Indeed, “who sits in federal district and appellate courts is more important than the struggle over the budget” or virtually anything else today in Washington. For we’ve all learned, Califano continued, “that what can’t be won in the legislative or executive may be achievable in a federal district court where a sympathetic judge sits.” The Senate, therefore, needs to decide, on explicitly ideological grounds, who will be “setting national policy” from the bench.

There you have it. Everything is politics. Nothing is principle. Judges don’t simply apply law. Sympathetic judges make law, like so many legislators, setting national policy in the process. Meanwhile, our nominal legislators in the Senate are reduced to vetting our true rulers.

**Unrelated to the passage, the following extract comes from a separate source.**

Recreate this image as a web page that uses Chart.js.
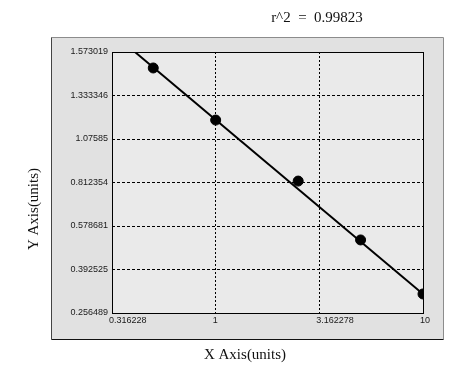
<!DOCTYPE html>
<html>
<head>
<meta charset="utf-8">
<title>Standard curve</title>
<script src="https://cdn.jsdelivr.net/npm/chart.js@4.4.1/dist/chart.umd.min.js"></script>
<style>
    html, body { margin: 0; padding: 0; background: #fff; }
    canvas { display: block; }
</style>
</head>
<body>
<canvas id="curveChart" width="460" height="373"></canvas>
<script>
// values
const concX = [0.5, 1, 2.5, 5, 10];
const signalY = [1.485, 1.188, 0.821, 0.519, 0.316];
const fitX = [0.408, 10];
const fitY = [1.573019, 0.316];
const xTicks = [0.316228, 1, 3.162278, 10];
const yTicks = [1.573019, 1.333346, 1.07585, 0.812354, 0.578681, 0.392525, 0.256489];
const rSquared = '0.99823';

// y axis ticks are evenly spaced on screen, so map a value to its tick slot
function yPos(v) {
    const n = yTicks.length - 1;
    for (let i = 0; i < n; i++) {
        const hi = yTicks[i], lo = yTicks[i + 1];
        if (v <= hi && v >= lo) {
            return n - (i + (hi - v) / (hi - lo));
        }
    }
    return v > yTicks[0] ? n : 0;
}

function toPoints(xs, ys) {
    return xs.map(function(x, i) {
        return { x: x, y: yPos(ys[i]) };
    });
}

// edge grid lines are covered by the solid frame, so skip them
function innerGrid(ctx) {
    const last = ctx.scale.ticks.length - 1;
    return (ctx.index === 0 || ctx.index === last) ? 'rgba(0,0,0,0)' : '#000';
}

const panelPlugin = {
    id: 'panel',
    beforeDraw: function(chart) {
        const ctx = chart.ctx;
        const a = chart.chartArea;
        ctx.save();
        ctx.fillStyle = '#ffffff';
        ctx.fillRect(0, 0, chart.width, chart.height);
        // outer gray panel
        ctx.fillStyle = '#e1e1e1';
        ctx.fillRect(51, 37, 392, 302);
        ctx.lineWidth = 1;
        ctx.strokeStyle = '#8c8c8c';
        ctx.beginPath();
        ctx.moveTo(51.5, 37.5); ctx.lineTo(443.5, 37.5); ctx.lineTo(443.5, 339.5);
        ctx.stroke();
        ctx.strokeStyle = '#444';
        ctx.beginPath();
        ctx.moveTo(51.5, 37.5); ctx.lineTo(51.5, 339.5);
        ctx.stroke();
        ctx.strokeStyle = '#111';
        ctx.beginPath();
        ctx.moveTo(51.5, 339.5); ctx.lineTo(443.5, 339.5);
        ctx.stroke();
        // plot area
        ctx.fillStyle = '#eaeaea';
        ctx.fillRect(a.left, a.top, a.right - a.left, a.bottom - a.top);
        ctx.restore();
    },
    beforeDatasetsDraw: function(chart) {
        const ctx = chart.ctx;
        const a = chart.chartArea;
        ctx.save();
        ctx.strokeStyle = '#000';
        ctx.lineWidth = 1;
        ctx.strokeRect(a.left + 0.5, a.top + 0.5, a.right - a.left, a.bottom - a.top);
        ctx.restore();
    },
    afterDraw: function(chart) {
        const ctx = chart.ctx;
        ctx.save();
        ctx.fillStyle = '#111';
        ctx.font = '15px "Liberation Serif", "DejaVu Serif", serif';
        ctx.textAlign = 'center';
        ctx.textBaseline = 'middle';
        ctx.fillText('r^2  =  ' + rSquared, 317, 18);
        ctx.fillText('X Axis(units)', 245, 355);
        ctx.translate(34, 209);
        ctx.rotate(-Math.PI / 2);
        ctx.fillText('Y Axis(units)', 0, 0);
        ctx.restore();
    }
};

const tickFont = { family: '"Liberation Sans", Arial, sans-serif', size: 9 };

new Chart(document.getElementById('curveChart'), {
    type: 'scatter',
    data: {
        datasets: [{
            label: 'fit',
            data: toPoints(fitX, fitY),
            showLine: true,
            borderColor: '#000',
            borderWidth: 2,
            pointRadius: 0
        }, {
            label: 'standards',
            data: toPoints(concX, signalY),
            backgroundColor: '#000',
            borderColor: '#000',
            pointRadius: 5
        }]
    },
    options: {
        responsive: false,
        animation: false,
        layout: {
            padding: { left: 0, right: 37, top: 52, bottom: 0 }
        },
        plugins: {
            legend: { display: false },
            tooltip: { enabled: false }
        },
        scales: {
            x: {
                type: 'logarithmic',
                bounds: 'data',
                min: xTicks[0],
                max: xTicks[xTicks.length - 1],
                afterBuildTicks: function(scale) {
                    scale.ticks = xTicks.map(function(v) { return { value: v }; });
                },
                afterFit: function(scale) {
                    scale.height = 60;
                },
                grid: {
                    color: innerGrid,
                    lineWidth: 1,
                    drawTicks: false
                },
                border: { display: false, dash: [2, 2] },
                ticks: {
                    autoSkip: false,
                    maxRotation: 0,
                    align: 'start',
                    labelOffset: -3,
                    padding: 2,
                    color: '#1a1a1a',
                    font: tickFont,
                    callback: function(value) { return String(value); }
                }
            },
            y: {
                type: 'linear',
                min: 0,
                max: yTicks.length - 1,
                afterFit: function(scale) {
                    scale.width = 112;
                },
                grid: {
                    color: innerGrid,
                    lineWidth: 1,
                    drawTicks: false
                },
                border: { display: false, dash: [3, 2] },
                ticks: {
                    stepSize: 1,
                    autoSkip: false,
                    padding: 4,
                    color: '#1a1a1a',
                    font: tickFont,
                    callback: function(value) {
                        return String(yTicks[yTicks.length - 1 - value]);
                    }
                }
            }
        }
    },
    plugins: [panelPlugin]
});
</script>
</body>
</html>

Interestingly, the Constitution, which spells out the actual separation of powers, is mentioned not once in Califano’s piece. Doubtless, it is an embarrassment, utterly inconsistent with his picture of a thoroughly politicized judiciary.

Losing Sight of Limits

Yet for all that, Califano’s picture is too close to the truth to be ignored. He’s put his finger on just why the confirmation battles today loom so large. What he and his Democratic colleagues have failed to do, however, is explain, much less justify, this flight from constitutional principle. To get at that, we have to go further back.

The main origins of the problem lie in the Progressive Era, when the social engineers of the time often sought to do through government what the Constitution plainly left to the private sector. Things came to a head during the New Deal when a frustrated Franklin Roosevelt attempted to pack the Supreme Court. The scheme failed, but FDR won the day when a cowed Court began rethinking the Constitution, effectively eviscerating constitutional limits on federal power.

Although the Court that emerged was called “restrained”-by virtue of its deference to the political branches-it was, in truth, activist-finding congressional and executive powers nowhere granted, ignoring rights plainly in the Constitution. And the Court’s rethinking led ineluctably to a general shift of power to the judicial branch. The shift had two aspects. First, with the political branches now free to rule almost every aspect of our lives, it was only a matter of time before their ever-expanding product ended up in the courts, with the courts asked to sort out the mess that Congress was making. But those who promoted such schemes didn’t always win in the political branches. Thus, second, when they lost, they turned increasingly to the courts, trying to win from sympathetic judges what they had failed to win politically. And the Earl Warren and Warren Burger Courts, already deferring to the political pursuit of “social justice,” were only too willing to step into the fray, thinking themselves a legislature of nine.

The Rehnquist Court, by contrast, has taken modest steps over the past decade toward resurrecting constitutional principles of limited government. However modest, those steps have alarmed liberal Democrats. They can’t imagine anyone thinking that Congress’ powers are limited; that if an end is worthy, Congress still might not have the power to pursue it; that James Madison might have meant it when he said that the powers of the new government would be “few and defined.”

Thus, when Democrats seek today to subject judicial nominees to an ideological litmus test, they’re continuing the work of an earlier generation of their party. The test they would impose has little to do with law or with the ideology of the Constitution‑a document understood for 150 years as having instituted limited government. Rather, it has to do with whether the nominee subscribes to the version of the Constitution that the 1937–48 Court invented to allow the modern welfare state to bloom. That version, which encourages judges both to ignore limits on power and to find rights nowhere to be found, requires a judge to be sensitive to “evolving social values”-sometimes even before they’ve evolved.

Having earlier politicized the Constitution, Democrats are now bent on politicizing the judiciary. If they succeed, it will mark the triumph of ideology and the death of law.